What are Headshots?
Wikipedia defines a headshot as: “A headshot is a photographic technique where the focus of the photograph is a person’s face”.
It would seem to be a simple project for a photographer. After all, you are only worrying about a persons face, and just maybe part of their shoulders. Seriously, how hard can it be?
Headshots: more than you think
Headshots are a critical piece of many professionals PR packets. A dynamic headshot for models, actors, and other performance professionals will be the difference between acquiring the gig or not. Your clients can be no more excited than if they get a gig based on the power of their headshot – and of course, this means more jobs for you.

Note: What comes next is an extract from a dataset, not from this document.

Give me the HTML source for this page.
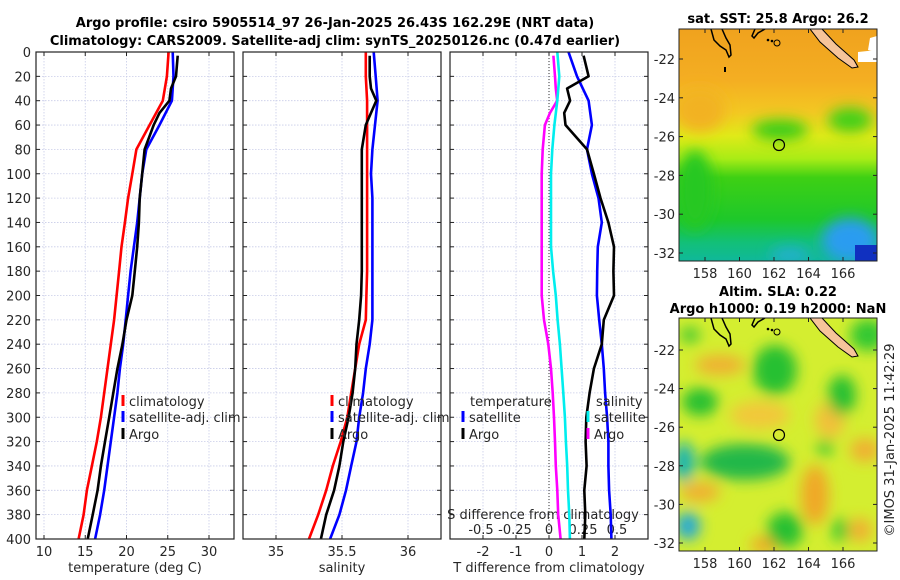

Follow these few tips to achieve the perfect headshot.
1. Focus on the eyes.
The eyes are said to be the window of the soul. Therefore, nothing is more important than achieving sharp, crisp eyes in your shot. Capturing the eyes in a powerful way will draw the viewer into the photo, establishing a strong connection that will speak volumes.
2. Watch your angles.
Remember that for close up shots, angles will affect the outcome look and feel. For women, make the eyes appear larger and the face more delicate by shooting down on them. For men, emphasize strength and achievement by shooting slightly up.
3. Use diffused light.
In close up shots, the skin is a central feature. It’s crucial to show the skin without blemishes. Achieve this by using diffused light to gently wrap around the skin, bringing definition along the lines of the face without highlighting blemishes.
4. Add a hair light
Detail is critical in head-shots and are no more dynamic than when created with a hair-light. A hair-light can be placed above or behind the subject [with a flash or the sun] to add depth to the shot, and pull the top of the head out of the background.
5. Use of Lens
Nothing is more disturbing than a near-dynamic headshot that fails simply because of lens distortion. Generally, avoid mid to wide angle lenses for close headshots. Instead, use a lens that will compress your image and slim your subjects face – typically 90mm and above.
6. Guide expression
The final most important element is an expression to match the purpose of the headshot. It’s your job as photographer to pull out the most natural looks from your subjects. Do so by guiding them through complimenting conversation; i.e. asking serious questions to pull out a thoughtful gaze, or cracking a joke to capture a natural smile.